» **Written exercise**: Keep pictures out. Copy exactly the lines from the one containing "Convert this chart to D3.js code." to the one containing "var tickColor = '#333';", endpoints included.

» **Material for this task**:
---
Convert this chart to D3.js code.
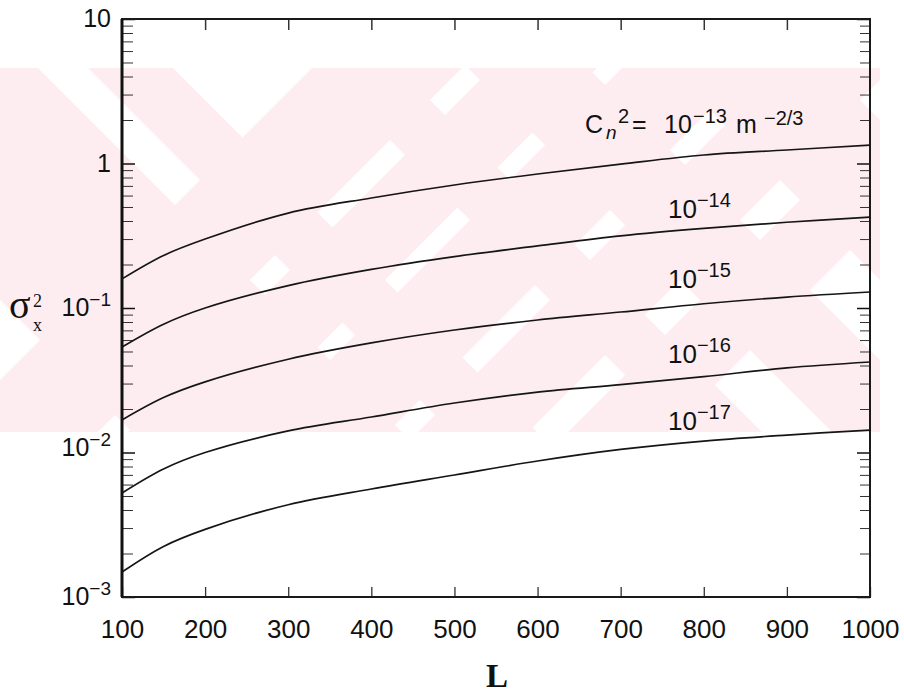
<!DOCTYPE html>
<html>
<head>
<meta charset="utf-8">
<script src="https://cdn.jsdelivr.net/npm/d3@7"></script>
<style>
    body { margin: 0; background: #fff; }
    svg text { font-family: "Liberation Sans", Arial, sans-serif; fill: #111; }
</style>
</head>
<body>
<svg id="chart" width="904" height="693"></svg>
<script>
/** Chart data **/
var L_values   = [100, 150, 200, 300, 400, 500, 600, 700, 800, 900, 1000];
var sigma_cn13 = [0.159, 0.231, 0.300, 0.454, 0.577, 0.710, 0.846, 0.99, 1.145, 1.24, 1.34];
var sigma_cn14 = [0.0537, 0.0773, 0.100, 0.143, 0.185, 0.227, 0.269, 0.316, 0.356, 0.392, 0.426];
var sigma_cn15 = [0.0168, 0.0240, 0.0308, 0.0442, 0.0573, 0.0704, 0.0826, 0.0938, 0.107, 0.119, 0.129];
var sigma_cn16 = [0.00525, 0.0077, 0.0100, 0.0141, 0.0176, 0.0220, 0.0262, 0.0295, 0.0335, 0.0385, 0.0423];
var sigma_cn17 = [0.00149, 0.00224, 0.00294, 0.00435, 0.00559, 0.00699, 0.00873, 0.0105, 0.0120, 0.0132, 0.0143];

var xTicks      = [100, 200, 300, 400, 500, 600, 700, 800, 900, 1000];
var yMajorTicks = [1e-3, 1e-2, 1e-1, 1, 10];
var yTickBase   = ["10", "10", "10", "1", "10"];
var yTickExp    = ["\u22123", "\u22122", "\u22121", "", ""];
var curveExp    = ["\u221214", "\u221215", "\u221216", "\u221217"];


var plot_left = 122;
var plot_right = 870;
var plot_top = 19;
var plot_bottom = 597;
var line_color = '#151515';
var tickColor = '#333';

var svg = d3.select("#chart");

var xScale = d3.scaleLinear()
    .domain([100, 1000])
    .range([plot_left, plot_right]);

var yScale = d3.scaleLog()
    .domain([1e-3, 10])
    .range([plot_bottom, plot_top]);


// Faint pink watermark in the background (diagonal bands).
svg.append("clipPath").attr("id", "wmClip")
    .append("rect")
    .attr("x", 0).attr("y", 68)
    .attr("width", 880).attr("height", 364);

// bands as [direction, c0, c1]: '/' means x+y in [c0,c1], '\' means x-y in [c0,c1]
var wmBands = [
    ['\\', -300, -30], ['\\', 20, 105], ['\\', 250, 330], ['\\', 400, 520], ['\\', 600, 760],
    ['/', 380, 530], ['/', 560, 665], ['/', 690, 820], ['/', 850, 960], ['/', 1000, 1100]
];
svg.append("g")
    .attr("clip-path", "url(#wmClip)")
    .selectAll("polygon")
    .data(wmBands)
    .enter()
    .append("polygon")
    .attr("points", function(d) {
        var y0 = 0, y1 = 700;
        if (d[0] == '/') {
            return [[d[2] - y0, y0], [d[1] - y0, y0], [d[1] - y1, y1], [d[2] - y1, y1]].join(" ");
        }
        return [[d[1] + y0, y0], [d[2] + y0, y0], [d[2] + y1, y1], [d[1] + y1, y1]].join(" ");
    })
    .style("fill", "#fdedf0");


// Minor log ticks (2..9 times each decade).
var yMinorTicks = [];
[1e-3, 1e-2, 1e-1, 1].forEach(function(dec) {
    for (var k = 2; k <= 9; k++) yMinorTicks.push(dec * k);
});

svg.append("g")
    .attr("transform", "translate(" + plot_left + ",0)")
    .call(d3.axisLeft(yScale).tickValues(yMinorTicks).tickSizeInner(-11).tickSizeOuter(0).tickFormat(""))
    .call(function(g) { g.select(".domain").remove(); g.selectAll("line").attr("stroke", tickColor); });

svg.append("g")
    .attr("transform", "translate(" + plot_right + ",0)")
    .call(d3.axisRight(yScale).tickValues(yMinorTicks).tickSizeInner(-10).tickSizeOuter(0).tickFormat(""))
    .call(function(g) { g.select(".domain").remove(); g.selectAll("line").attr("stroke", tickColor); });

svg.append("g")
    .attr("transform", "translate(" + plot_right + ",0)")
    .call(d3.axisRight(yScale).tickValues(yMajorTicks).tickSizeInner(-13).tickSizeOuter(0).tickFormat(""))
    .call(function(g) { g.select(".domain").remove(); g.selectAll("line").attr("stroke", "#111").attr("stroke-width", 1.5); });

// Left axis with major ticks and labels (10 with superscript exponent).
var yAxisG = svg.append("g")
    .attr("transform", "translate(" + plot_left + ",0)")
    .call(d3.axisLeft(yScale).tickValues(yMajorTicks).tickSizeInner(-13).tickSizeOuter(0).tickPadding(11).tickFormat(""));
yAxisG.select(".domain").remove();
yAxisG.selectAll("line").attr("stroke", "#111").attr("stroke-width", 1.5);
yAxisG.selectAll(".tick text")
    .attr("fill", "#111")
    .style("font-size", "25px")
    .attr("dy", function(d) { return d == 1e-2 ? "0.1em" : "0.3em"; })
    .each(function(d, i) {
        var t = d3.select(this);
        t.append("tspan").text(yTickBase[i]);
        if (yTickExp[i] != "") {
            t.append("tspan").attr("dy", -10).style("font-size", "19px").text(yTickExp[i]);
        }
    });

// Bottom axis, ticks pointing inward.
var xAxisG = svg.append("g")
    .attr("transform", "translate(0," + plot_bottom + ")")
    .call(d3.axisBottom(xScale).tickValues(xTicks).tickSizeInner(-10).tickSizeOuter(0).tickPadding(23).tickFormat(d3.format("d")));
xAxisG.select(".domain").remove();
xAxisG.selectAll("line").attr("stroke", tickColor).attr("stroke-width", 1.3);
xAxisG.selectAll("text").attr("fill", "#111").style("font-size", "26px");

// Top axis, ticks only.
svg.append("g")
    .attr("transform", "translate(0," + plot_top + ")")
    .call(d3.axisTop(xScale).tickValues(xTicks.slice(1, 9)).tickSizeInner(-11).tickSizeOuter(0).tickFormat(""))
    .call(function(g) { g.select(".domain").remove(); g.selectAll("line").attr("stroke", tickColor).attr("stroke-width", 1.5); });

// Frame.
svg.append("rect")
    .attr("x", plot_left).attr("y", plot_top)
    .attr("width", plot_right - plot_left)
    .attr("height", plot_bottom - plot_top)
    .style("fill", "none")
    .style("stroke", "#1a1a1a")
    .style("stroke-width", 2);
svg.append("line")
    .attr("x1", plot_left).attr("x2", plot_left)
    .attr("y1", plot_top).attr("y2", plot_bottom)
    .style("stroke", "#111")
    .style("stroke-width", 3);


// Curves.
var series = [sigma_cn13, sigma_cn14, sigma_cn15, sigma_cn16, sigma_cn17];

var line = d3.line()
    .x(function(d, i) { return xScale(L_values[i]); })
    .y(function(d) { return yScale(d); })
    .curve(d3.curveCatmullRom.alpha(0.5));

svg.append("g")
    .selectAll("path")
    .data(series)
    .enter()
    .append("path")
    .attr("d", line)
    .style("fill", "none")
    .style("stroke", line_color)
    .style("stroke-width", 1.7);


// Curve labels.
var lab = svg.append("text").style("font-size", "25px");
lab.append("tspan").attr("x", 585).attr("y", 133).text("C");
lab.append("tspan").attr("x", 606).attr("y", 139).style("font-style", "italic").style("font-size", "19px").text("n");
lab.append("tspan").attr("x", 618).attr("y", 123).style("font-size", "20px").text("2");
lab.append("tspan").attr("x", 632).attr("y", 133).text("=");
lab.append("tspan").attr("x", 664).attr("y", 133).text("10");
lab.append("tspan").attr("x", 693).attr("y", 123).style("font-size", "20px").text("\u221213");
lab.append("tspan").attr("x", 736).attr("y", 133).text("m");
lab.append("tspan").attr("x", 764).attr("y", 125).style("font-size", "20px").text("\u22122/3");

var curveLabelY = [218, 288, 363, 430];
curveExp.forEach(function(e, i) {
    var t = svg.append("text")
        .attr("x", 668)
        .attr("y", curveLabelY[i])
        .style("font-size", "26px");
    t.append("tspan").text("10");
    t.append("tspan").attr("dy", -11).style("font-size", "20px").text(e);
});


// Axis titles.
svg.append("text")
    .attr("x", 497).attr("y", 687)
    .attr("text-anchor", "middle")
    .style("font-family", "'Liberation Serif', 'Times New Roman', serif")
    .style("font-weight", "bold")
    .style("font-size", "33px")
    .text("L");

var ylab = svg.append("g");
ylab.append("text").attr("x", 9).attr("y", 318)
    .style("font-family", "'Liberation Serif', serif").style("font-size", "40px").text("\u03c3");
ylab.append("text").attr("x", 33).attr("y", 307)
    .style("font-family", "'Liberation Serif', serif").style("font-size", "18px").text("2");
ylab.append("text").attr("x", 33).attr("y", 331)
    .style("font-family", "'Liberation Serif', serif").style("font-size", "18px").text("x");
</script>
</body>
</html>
---
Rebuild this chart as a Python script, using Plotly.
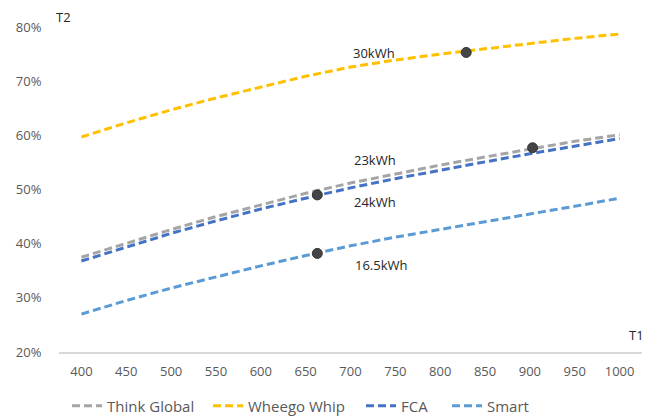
---
» **Correct result**:
Convert this chart to D3.js code.
<!DOCTYPE html>
<html>
<head>
<meta charset="utf-8">
<script src="https://cdn.jsdelivr.net/npm/d3@7"></script>
<style>
    body { margin: 0; background: #fff; }
    svg text { font-family: "Liberation Sans", Arial, sans-serif; fill: #111; }
</style>
</head>
<body>
<svg id="chart" width="904" height="693"></svg>
<script>
/** Chart data **/
var L_values   = [100, 150, 200, 300, 400, 500, 600, 700, 800, 900, 1000];
var sigma_cn13 = [0.159, 0.231, 0.300, 0.454, 0.577, 0.710, 0.846, 0.99, 1.145, 1.24, 1.34];
var sigma_cn14 = [0.0537, 0.0773, 0.100, 0.143, 0.185, 0.227, 0.269, 0.316, 0.356, 0.392, 0.426];
var sigma_cn15 = [0.0168, 0.0240, 0.0308, 0.0442, 0.0573, 0.0704, 0.0826, 0.0938, 0.107, 0.119, 0.129];
var sigma_cn16 = [0.00525, 0.0077, 0.0100, 0.0141, 0.0176, 0.0220, 0.0262, 0.0295, 0.0335, 0.0385, 0.0423];
var sigma_cn17 = [0.00149, 0.00224, 0.00294, 0.00435, 0.00559, 0.00699, 0.00873, 0.0105, 0.0120, 0.0132, 0.0143];

var xTicks      = [100, 200, 300, 400, 500, 600, 700, 800, 900, 1000];
var yMajorTicks = [1e-3, 1e-2, 1e-1, 1, 10];
var yTickBase   = ["10", "10", "10", "1", "10"];
var yTickExp    = ["\u22123", "\u22122", "\u22121", "", ""];
var curveExp    = ["\u221214", "\u221215", "\u221216", "\u221217"];


var plot_left = 122;
var plot_right = 870;
var plot_top = 19;
var plot_bottom = 597;
var line_color = '#151515';
var tickColor = '#333';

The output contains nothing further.